As per previous Cribs releases, Nick Scott provided the cover and inlay artwork, assisted on this occasion by Nell Frizzell amongst others. The four-piece line-up of the band included Gary on vocals and bass, Ross on drums and percussion, Ryan on vocals and guitar and Johnny on guitar and backing vocals. However, some songs featured additional instrumentation. Gary played Hammond organ on ‘We Share the Same Skies’ and 'Victim of Mass Production'. For 'Save Your Secrets', Gary played guitar and kalimba piano, with Ryan on baritone, and in turn, Gary takes on the latter instrument and mellotron for 'Stick to Yr Guns' whereas Ryan features on violin and additional mellotron.

==Release and promotion==
Initially, opening track 'We Were Aborted' received a debut on the Radio 6 Steve Lamacq show, becoming available for free download that day. Two singles found release to promote the album. The first single arrived on 31 August 2009 with 'Cheat on Me', while 6 November brought 'We Share the Same Skies'.

The album was released the same week as all of the deluxe Beatles re-issues, Ignore the Ignorant outsold all but two of them in the first week. The band described this in various interviews at the time as "surreal".

==Critical reception==

Ignore the Ignorant has received generally favourable reviews from music critics. At Metacritic, which assigns a normalised rating out of 100 to reviews from mainstream critics, the album received an average score of 75 based on 17 reviews.

Robert Earle of Stereola gave the album 9 out of 10, describing Ignore the Ignorant as "a masterpiece from start to finish."

In December 2009, Mojo magazine placed the album at number 11 in their 'Albums of the Year' chart, The Fly ranked it at 7 and NME ranked it at 30. In Japan, Crossbeat magazine placed it at 8 in their 'Albums of 2009' list, whilst Music Magazine ranked it at number 1.

Professional ratings
Aggregate scores
| Source | Rating |
| Metacritic | 75/100 |
Review scores
| Source | Rating |
| Allmusic | link |
| BBC | (positive) link |
| Drowned in Sound | (5/10) link |
| The Fly | link |
| musicOMH | link |
| Q | Star |
| Mojo | Star |
| Uncut | Star |
| The Guardian | link |
| NME | link |
| Pitchfork Media | (7.0/10) link |

==Accolades==

| Publication | Accolade | Year | Rank |
|---|---|---|---|
| Mojo | Albums of the Year | 2009 | 11^{[citation needed]} |
| NME | Albums of the year | 2009 | 30 |
| The Fly | Albums of the year | 2009 | 7 |

==The Roses Edition==
A special, deluxe box set edition of the record, nicknamed The Roses Edition, found release in areas local to the band.
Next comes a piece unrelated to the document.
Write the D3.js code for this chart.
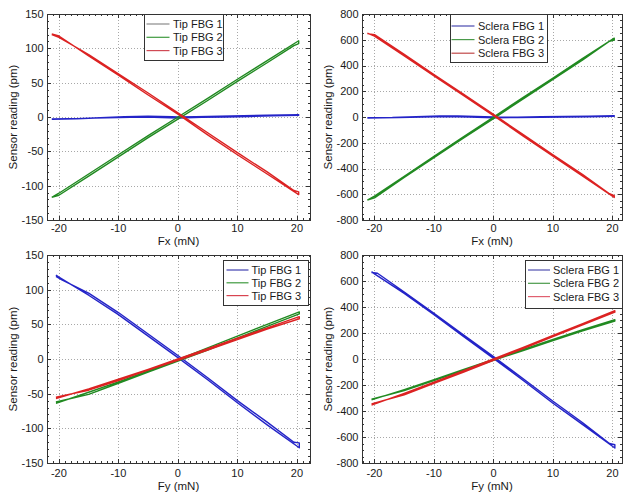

Originally, The Roses Edition was only available from record stores in Yorkshire, Lancashire and Oregon. However, due to demand, many record stores stocked this version of the album. The box contains Ignore the Ignorant, a live CD of the band performing in February, Live at the Ritz, Manchester, a DVD documentary of the recording of the album, Secrets Saved, and a silent film titled The Serpent and the Peach, recorded predominantly on a hand-held camera by Ryan.

==Track listing==

| No. | Title | Length |
|---|---|---|
| 1. | "We Were Aborted" | 3:09 |
| 2. | "Cheat On Me" | 3:24 |
| 3. | "We Share The Same Skies" | 3:15 |
| 4. | "City of Bugs" | 6:22 |
| 5. | "Hari Kari" | 3:44 |
| 6. | "Last Year's Snow" | 3:35 |
| 7. | "Emasculate Me" | 3:35 |
| 8. | "Ignore The Ignorant" | 3:18 |
| 9. | "Save Your Secrets" | 4:29 |
| 10. | "Nothing" | 3:41 |
| 11. | "Victim Of Mass Production" | 4:08 |
| 12. | "Stick To Yr Guns" | 5:08 |

iTunes bonus track
| No. | Title | Length |
|---|---|---|
| 13. | "Is Anybody There?" | 3:08 |

==Charts==

| Chart (2009) | Peak position |
|---|---|
| UK Albums Chart | 8 |

==Certifications==

Certifications for Ignore the Ignorant
| Region | Certification | Certified units/sales |
| United Kingdom (BPI) | Silver | 60,000^{*} |
^{*} Sales figures based on certification alone.